BASIC ELECTRONICS FOR EVERYONE
Visual Capacitor Charge Discharge Circuit
Capacitor Charge Discharge Circuit
If you have built the first two circuits in this series, Light Emitting Diode Circuit
and the Transistor Controlled LED Circuit
this one should be a piece of cake.
This circuit combines the LED and the series resistor from circuit two with another series resistor and a capacitor.
A capacitor and resistor form what is known as an 'RC Time Constant'. This means it takes a certain amount of time depending on the value of the resistor and capacitor (RC) to reach a given level of charge.
With this circuit we can "see" the capacitor charge up and discharge by watching the brightness of the LED.
Capacitor Charge Discharge Circuit Construction
Lay out all the parts in front of you. You should have a 9 volt battery, a 9 volt battery connector, a 1000 ohm resistor 1/2 watt or smaller, a 2200 uF 16 volt or greater capacitor, a 470 ohm 1/2 watt or less resistor and an light emitting diode.
As before start by finding the cathode lead of the LED. One lead can be longer or a small flat on the side of the LED can also mark the which lead is the cathode. It is also shown on the package it came in. Connect the cathode lead to the black wire of the battery connector. (ground) Next connect the anode of the LED to one end of the 470 ohm resistor and the other end to the positive terminal of the capacitor. Now connect one lead of the 1K ohm resistor also to the positive lead of the capacitor and the other end to the red positive wire of the battery connector.
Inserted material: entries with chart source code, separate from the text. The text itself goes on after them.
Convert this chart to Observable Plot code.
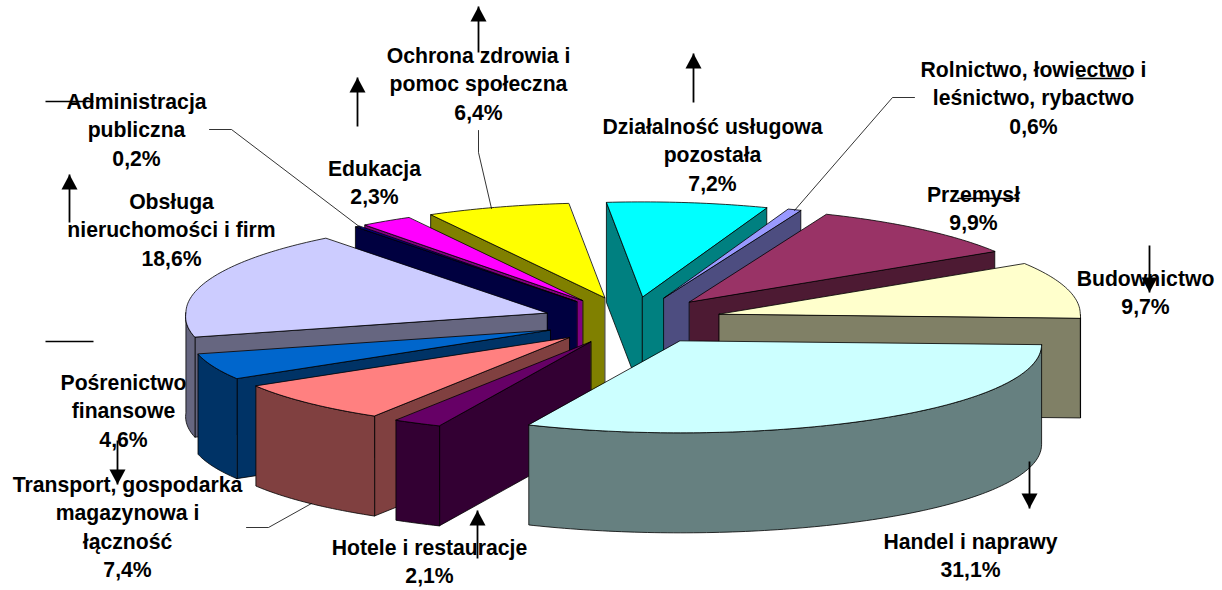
<!DOCTYPE html>
<html>
<head>
<meta charset="utf-8">
<style>html,body{margin:0;padding:0;background:#fff}svg{display:block}</style>
<script src="https://cdn.jsdelivr.net/npm/d3@7"></script>
<script src="https://cdn.jsdelivr.net/npm/@observablehq/plot@0.6"></script>
</head>
<body>
<script>
// Data, clockwise from 3 o'clock
const categories = ["Handel i naprawy","Hotele i restauracje","Transport, gospodarka\nmagazynowa i\nłączność","Pośrenictwo\nfinansowe","Obsługa\nnieruchomości i firm","Administracja\npubliczna","Edukacja","Ochrona zdrowia i\npomoc społeczna","Działalność usługowa\npozostała","Rolnictwo, łowiectwo i\nleśnictwo, rybactwo","Przemysł","Budownictwo"];
const shares = [31.1,2.1,7.4,4.6,18.6,0.2,2.3,6.4,7.2,0.6,9.9,9.7];
const topColors = ["#CCFFFF","#660066","#FF8080","#0066CC","#CCCCFF","#000080","#FF00FF","#FFFF00","#00FFFF","#9999FF","#993366","#FFFFCC"];
const sideColors = ["#668080","#330033","#804040","#003366","#666680","#000040","#800080","#808000","#008080","#4D4D80","#4D1A33","#808066"];
// Label anchors: centre x and first-line y
const labelX = [970,429,127,123,171,136,374,478,712,1033,973,1145];
const labelY = [541,547,484,382,201,101,168,55,126,69,194,278];

// Annotation shapes found on the picture
const arrowX = [478,357,69,693,1149,117,477,1029];
const arrowTail = [52,126,222,102,245,440,558,461];
const arrowTip = [6,77,174,53,292,484,510,508];
const ruleX1 = [45,45,1076,957];
const ruleX2 = [93,93,1126,1019];
const ruleY = [101,341,78,198];
const leaderXs = [[209,231,360],[478,478,491],[914,892,794],[246,268,311]];
const leaderYs = [[129,129,227],[130,152,208],[97,97,210],[527,527,503]];

// Pie projection
const cx = 632, cy = 320, explodeX = 90, explodeY = 24, rx = 361, ry = 92, depth = 100, firstAngle = 2;
const rad = d => d * Math.PI / 180;
const total = d3.sum(shares);
let acc = firstAngle;
const slices = shares.map((s, i) => {
  const a1 = acc, a2 = acc + s / total * 360; acc = a2;
  const m = (a1 + a2) / 2;
  const ax = cx + explodeX * Math.cos(rad(m)), ay = cy + explodeY * Math.sin(rad(m));
  const rim = t0 => {
    const t = t0 + 0.4 * (1 - Math.sin(rad(t0)));
    const sn = Math.sin(rad(t));
    return {x: ax + rx * Math.cos(rad(t)) * (1 + 0.04 * Math.max(0, sn)), y: ay + ry * sn * (sn < 0 ? 1.03 : 1)};
  };
  const arc = (p, q) => { const r = d3.range(p, q, 1).map(rim); r.push(rim(q)); return r; };
  const down = p => ({x: p.x, y: p.y + depth});
  const apex = {x: ax, y: ay};
  const polys = [];
  const wall = t => { const e = rim(t); return [apex, e, down(e), down(apex)]; };
  if (Math.cos(rad(a1)) < 0) polys.push({pts: wall(a1), fill: sideColors[i]});
  if (Math.cos(rad(a2)) > 0) polys.push({pts: wall(a2), fill: sideColors[i]});
  const band = (p, q) => { const r = arc(p, q); return [...r, ...r.slice().reverse().map(down)]; };
  if (a1 < 180 && a2 > 0) polys.push({pts: band(Math.max(a1, 0), Math.min(a2, 180)), fill: sideColors[i]});
  if (a2 > 360) polys.push({pts: band(Math.max(a1, 360), a2), fill: sideColors[i]});
  polys.push({pts: [apex, ...arc(a1, a2)], fill: topColors[i]});
  const key = Math.max(ay, ...arc(a1, a2).map(p => p.y));
  return {polys, key};
}).sort((a, b) => a.key - b.key);

const polyMarks = slices.flatMap(s => s.polys.map(p =>
  Plot.line(p.pts, {x: "x", y: "y", curve: "linear-closed", fill: p.fill, stroke: "#000", strokeWidth: 0.8, strokeLinejoin: "round"})
));

const labels = categories.map((c, i) => ({
  text: c + "\n" + shares[i].toFixed(1).replace(".", ",") + "%",
  x: labelX[i],
  y: labelY[i]
}));

const leaderMarks = leaderXs.map((xs, i) =>
  Plot.line(xs.map((x, j) => ({x, y: leaderYs[i][j]})), {x: "x", y: "y", stroke: "#000", strokeWidth: 0.8})
);
const rules = ruleY.map((y, i) => ({x1: ruleX1[i], x2: ruleX2[i], y}));
const arrows = arrowX.map((x, i) => ({x, tail: arrowTail[i], tip: arrowTip[i]}));
const heads = arrows.flatMap(a => {
  const dir = Math.sign(a.tip - a.tail);
  return Plot.line([{x: a.x, y: a.tip}, {x: a.x - 8, y: a.tip - dir * 15}, {x: a.x + 8, y: a.tip - dir * 15}],
    {x: "x", y: "y", curve: "linear-closed", fill: "#000", stroke: "none"});
});

const chart = Plot.plot({
  width: 1222, height: 590,
  margin: 0,
  x: {domain: [0, 1222], range: [0, 1222], axis: null},
  y: {domain: [0, 590], range: [0, 590], axis: null},
  style: {fontFamily: "'Liberation Sans', Arial, sans-serif", background: "#fff"},
  marks: [
    ...polyMarks,
    ...leaderMarks,
    Plot.text(labels, {x: "x", y: "y", text: "text", fontSize: 21.2, fontWeight: "bold", fill: "#000", lineHeight: 1.345, lineAnchor: "top", dy: -13, textAnchor: "middle"}),
    Plot.link(rules, {x1: "x1", x2: "x2", y1: "y", y2: "y", stroke: "#000", strokeWidth: 1.6}),
    Plot.link(arrows, {x1: "x", x2: "x", y1: "tail", y2: "tip", stroke: "#000", strokeWidth: 1.8}),
    ...heads
  ]
});
document.body.appendChild(chart);
</script>
</body>
</html>
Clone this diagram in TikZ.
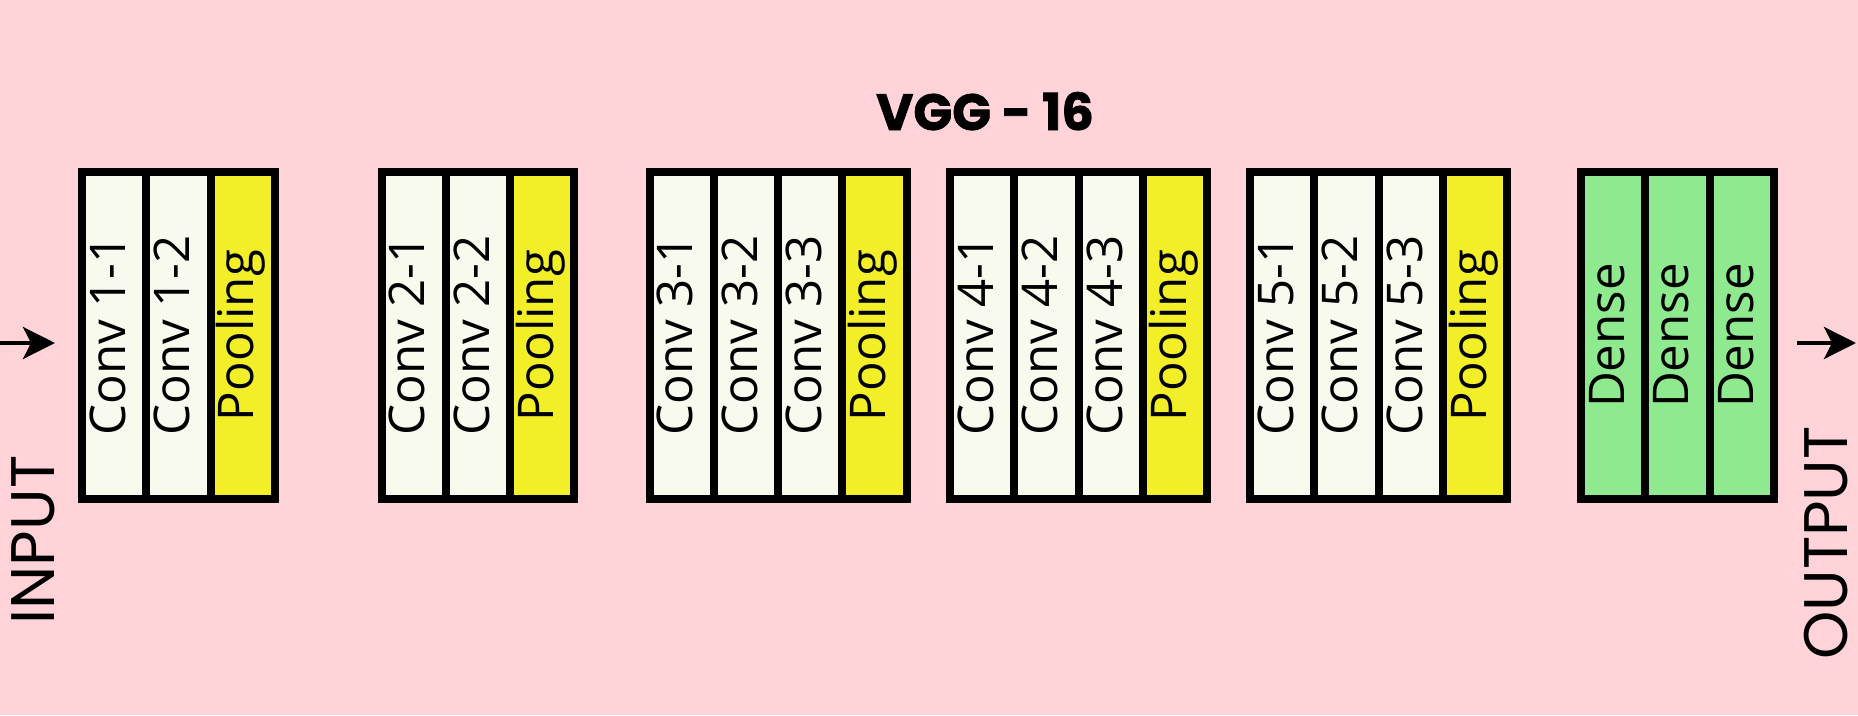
\documentclass[tikz,border=0pt]{standalone}
\usepackage{fontspec}
\usepackage{graphicx}
\usetikzlibrary{positioning,arrows.meta}
\setmainfont{Open Sans}
\newfontfamily\headfont{Poppins}[BoldFeatures={FakeBold=1.5}]
\definecolor{bgpink}{HTML}{FFD3D7}
\definecolor{convcol}{HTML}{F8FAEE}
\definecolor{poolcol}{HTML}{F2EF28}
\definecolor{densecol}{HTML}{8FEA8F}
\newcommand\vtext[1]{\rotatebox{90}{\strut #1}}
\tikzset{
  layer/.style={draw, line width=0.08cm, minimum width=0.643cm, minimum height=3.27cm,
    inner sep=0pt, outer sep=0pt, font=\fontsize{14}{16}\selectfont},
  conv/.style={layer, fill=convcol},
  pool/.style={layer, fill=poolcol},
  dense/.style={layer, fill=densecol},
  flow/.style={-{Stealth[length=0.32cm, width=0.32cm, inset=0.08cm]}, line width=0.04cm},
  io/.style={rotate=90, inner sep=0pt, font=\headfont\fontsize{17.5}{20}\selectfont},
}
\begin{document}
\begin{tikzpicture}[node distance=0pt]
\fill[bgpink] (0,0) rectangle (18.58,7.15);
\useasboundingbox (0,0) rectangle (18.58,7.15);
\node[anchor=base, font=\headfont\bfseries\fontsize{14.5}{17}\selectfont] (title) at (9.85,5.85) {VGG - 16};
% block 1
\node[conv, anchor=west] (c11) at (0.82,3.795) {\vtext{Conv 1-1}};
\node[conv, right=of c11] (c12) {\vtext{Conv 1-2}};
\node[pool, right=of c12] (p1) {\vtext{Pooling}};
% block 2
\node[conv, anchor=west] (c21) at (3.815,3.795) {\vtext{Conv 2-1}};
\node[conv, right=of c21] (c22) {\vtext{Conv 2-2}};
\node[pool, right=of c22] (p2) {\vtext{Pooling}};
% block 3
\node[conv, anchor=west] (c31) at (6.495,3.795) {\vtext{Conv 3-1}};
\node[conv, right=of c31] (c32) {\vtext{Conv 3-2}};
\node[conv, right=of c32] (c33) {\vtext{Conv 3-3}};
\node[pool, right=of c33] (p3) {\vtext{Pooling}};
% block 4
\node[conv, anchor=west] (c41) at (9.50,3.795) {\vtext{Conv 4-1}};
\node[conv, right=of c41] (c42) {\vtext{Conv 4-2}};
\node[conv, right=of c42] (c43) {\vtext{Conv 4-3}};
\node[pool, right=of c43] (p4) {\vtext{Pooling}};
% block 5
\node[conv, anchor=west] (c51) at (12.50,3.795) {\vtext{Conv 5-1}};
\node[conv, right=of c51] (c52) {\vtext{Conv 5-2}};
\node[conv, right=of c52] (c53) {\vtext{Conv 5-3}};
\node[pool, right=of c53] (p5) {\vtext{Pooling}};
% dense layers
\node[dense, anchor=west] (d1) at (15.81,3.795) {\vtext{Dense}};
\node[dense, right=of d1] (d2) {\vtext{Dense}};
\node[dense, right=of d2] (d3) {\vtext{Dense}};
% input and output
\coordinate (inp) at (0,3.72);
\coordinate (outp) at (18.56,3.72);
\draw[flow, shorten >=0.27cm] (inp) -- (inp -| c11.west);
\draw[flow, shorten <=0.23cm] (outp -| d3.east) -- (outp);
\node[io] (intext) at (0.33,1.75) {INPUT};
\node[io] (outtext) at (18.26,1.72) {OUTPUT};
\end{tikzpicture}
\end{document}
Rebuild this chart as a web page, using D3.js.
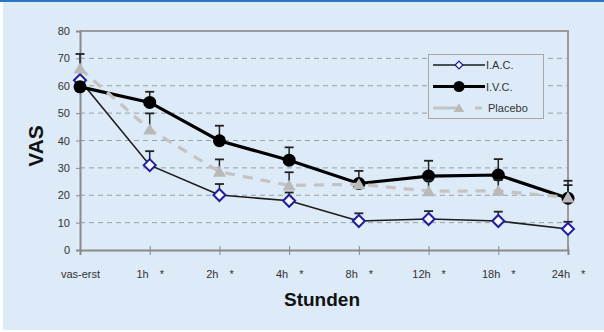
<!DOCTYPE html>
<html>
<head>
<meta charset="utf-8">
<script src="https://cdn.jsdelivr.net/npm/d3@7"></script>
<style>
  html, body { margin: 0; padding: 0; background: #ffffff; }
  svg { display: block; font-family: "Liberation Sans", Arial, sans-serif; }
</style>
</head>
<body>
<svg id="chart" width="604" height="332"></svg>
<script>
// Time points after start and significance markers
const categories = ["vas-erst", "1h", "2h", "4h", "8h", "12h", "18h", "24h"];
const sigMarks   = ["", "*", "*", "*", "*", "*", "*", "*"];

// Mean VAS and upper error (SD) per group
const iacValues     = [62, 31, 20.1, 18, 10.6, 11.3, 10.6, 7.7];
const iacErrors     = [0, 5.1, 4, 3, 2.8, 2.9, 3.4, 2.6];
const ivcValues     = [59.6, 53.9, 39.9, 32.8, 24.3, 27, 27.4, 18.9];
const ivcErrors     = [0, 3.9, 5.5, 4.7, 4.6, 5.6, 5.8, 6.4];
const placeboValues = [66.3, 44, 28.6, 23.6, 24, 21.5, 21.6, 19.2];
const placeboErrors = [5.3, 5.9, 4.5, 4.8, 0, 4, 4, 4.5];

const yTicks = [0, 10, 20, 30, 40, 50, 60, 70, 80];
const seriesNames = ["I.A.C.", "I.V.C.", "Placebo"];

const svg = d3.select("#chart");

// Panel background
svg.append("rect").attr("x", 3).attr("y", 0).attr("width", 601).attr("height", 330)
  .attr("fill", "#ddeaf7");
svg.append("rect").attr("x", 0).attr("y", 0).attr("width", 604).attr("height", 2)
  .attr("fill", "#2a76c4");

const plot = { left: 80, right: 568, top: 31, bottom: 250 };

const x = d3.scalePoint().domain(categories).range([plot.left, plot.right]).padding(0);
const y = d3.scaleLinear().domain([0, 80]).range([plot.bottom, plot.top]);

// Dashed gridlines
svg.append("g")
  .selectAll("line")
  .data(yTicks.filter(t => t > 0 && t < 80))
  .join("line")
  .attr("x1", plot.left).attr("x2", plot.right)
  .attr("y1", d => y(d)).attr("y2", d => y(d))
  .attr("stroke", "#9a9fa6").attr("stroke-width", 1)
  .attr("stroke-dasharray", "5,4");

// Frame (top and right)
svg.append("path")
  .attr("d", `M${plot.left},${plot.top}H${plot.right}V${plot.bottom}`)
  .attr("fill", "none").attr("stroke", "#9c9c9c").attr("stroke-width", 2);

// Y axis
const yAxis = svg.append("g")
  .attr("transform", `translate(${plot.left},0)`)
  .call(d3.axisLeft(y).tickValues(yTicks).tickSize(4).tickPadding(6));
yAxis.select(".domain").attr("stroke", "#8a8a8a").attr("stroke-width", 2);
yAxis.selectAll(".tick line").attr("stroke", "#8a8a8a").attr("stroke-width", 1);
yAxis.selectAll(".tick text").attr("font-size", 11).attr("fill", "#333")
  .attr("font-family", "Liberation Sans, Arial, sans-serif");

// X axis
const xAxis = svg.append("g")
  .attr("transform", `translate(0,${plot.bottom})`)
  .call(d3.axisBottom(x).tickSize(5).tickPadding(15));
xAxis.select(".domain").attr("stroke", "#8a8a8a").attr("stroke-width", 2);
xAxis.selectAll(".tick line").attr("stroke", "#8a8a8a").attr("y1", -4);
xAxis.selectAll(".tick text")
  .attr("font-size", 11).attr("fill", "#333")
  .attr("font-family", "Liberation Sans, Arial, sans-serif")
  .each(function(d, i) {
    const mark = sigMarks[categories.indexOf(d)];
    if (mark) {
      d3.select(this).append("tspan").attr("dx", 11).text(mark);
    }
  });

// Axis titles
svg.append("text")
  .attr("x", 322).attr("y", 306)
  .attr("text-anchor", "middle")
  .attr("font-size", 19).attr("font-weight", "bold").attr("fill", "#111")
  .text("Stunden");
svg.append("text")
  .attr("transform", "translate(43,146) rotate(-90)")
  .attr("text-anchor", "middle")
  .attr("font-size", 21).attr("font-weight", "bold").attr("fill", "#111")
  .text("VAS");

// Series definitions
const triangle = "M0,-6L6.5,5L-6.5,5Z";
const diamond = "M0,-6L6,0L0,6L-6,0Z";

const series = [
  { name: seriesNames[0], values: iacValues, errors: iacErrors,
    line: { stroke: "#1b1b1b", width: 1.6, dash: null } },
  { name: seriesNames[1], values: ivcValues, errors: ivcErrors,
    line: { stroke: "#000", width: 3.2, dash: null } },
  { name: seriesNames[2], values: placeboValues, errors: placeboErrors,
    line: { stroke: "#c3c3c3", width: 3.2, dash: "10,8" } }
];

function drawMarker(sel, idx) {
  if (idx === 0) {
    sel.append("path").attr("d", diamond)
      .attr("fill", "#f6f9fd").attr("stroke", "#1e1e9e").attr("stroke-width", 2);
  } else if (idx === 1) {
    sel.append("circle").attr("r", 6.5).attr("fill", "#000");
  } else {
    sel.append("path").attr("d", triangle).attr("fill", "#b9b9b9");
  }
}

const line = d3.line()
  .x((d, i) => x(categories[i]))
  .y(d => y(d));

series.forEach((s, si) => {
  const g = svg.append("g");
  // upper error bars
  const eb = g.append("g");
  s.values.forEach((v, i) => {
    const e = s.errors[i];
    if (!e) return;
    const cx = x(categories[i]);
    eb.append("line").attr("x1", cx).attr("x2", cx)
      .attr("y1", y(v)).attr("y2", y(v + e))
      .attr("stroke", "#222").attr("stroke-width", 1.5);
    eb.append("line").attr("x1", cx - 4.5).attr("x2", cx + 4.5)
      .attr("y1", y(v + e)).attr("y2", y(v + e))
      .attr("stroke", "#222").attr("stroke-width", 1.8);
  });
  g.append("path").datum(s.values).attr("d", line)
    .attr("fill", "none").attr("stroke", s.line.stroke)
    .attr("stroke-width", s.line.width)
    .attr("stroke-dasharray", s.line.dash);
  s.values.forEach((v, i) => {
    const m = g.append("g").attr("transform", `translate(${x(categories[i])},${y(v)})`);
    drawMarker(m, si);
  });
});

// Legend
const legend = svg.append("g").attr("transform", "translate(428,54)");
legend.append("rect").attr("x", 0.5).attr("y", 0.5).attr("width", 115).attr("height", 64)
  .attr("fill", "#ddeaf7").attr("stroke", "#a8a8a8").attr("stroke-width", 1);
series.forEach((s, si) => {
  const row = legend.append("g").attr("transform", `translate(0,${11 + si * 21.5})`);
  if (si === 2) {
    row.append("line").attr("x1", 5).attr("x2", 57).attr("y1", 0).attr("y2", 0)
      .attr("stroke", s.line.stroke).attr("stroke-width", 3)
      .attr("stroke-dasharray", "26,16,7,10");
  } else {
    row.append("line").attr("x1", 5).attr("x2", 57).attr("y1", 0).attr("y2", 0)
      .attr("stroke", s.line.stroke).attr("stroke-width", s.line.width);
  }
  const m = row.append("g").attr("transform", `translate(31,0)${si === 0 ? " scale(0.65)" : si === 1 ? " scale(0.85)" : " scale(0.8)"}`);
  drawMarker(m, si);
  row.append("text").attr("x", si === 2 ? 60 : 58).attr("y", 4)
    .attr("font-size", 11).attr("fill", "#333")
    .text(s.name);
});
</script>
</body>
</html>
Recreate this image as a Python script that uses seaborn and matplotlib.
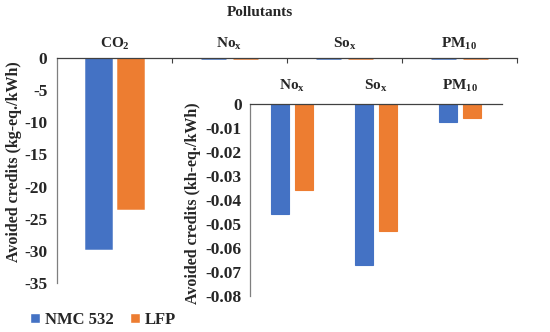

Now this is a little bit different. Instead of connecting the connector to the battery, we want to just hold it against the battery terminals. This is so we can apply and remove the voltage quickly.
Hold the connector to the battery. Notice the time it takes for the LED to come up to full brightness. Now pull the connector away from the battery. Again notice that the LED now remains on even with the battery disconnected. This is because the capacitor is supplying the energy to run the LED. The time it took to come up to full brightness was the capacitor storing energy from the battery. Changing the value of the 1K resistor will change how long it takes to charge the capacitor.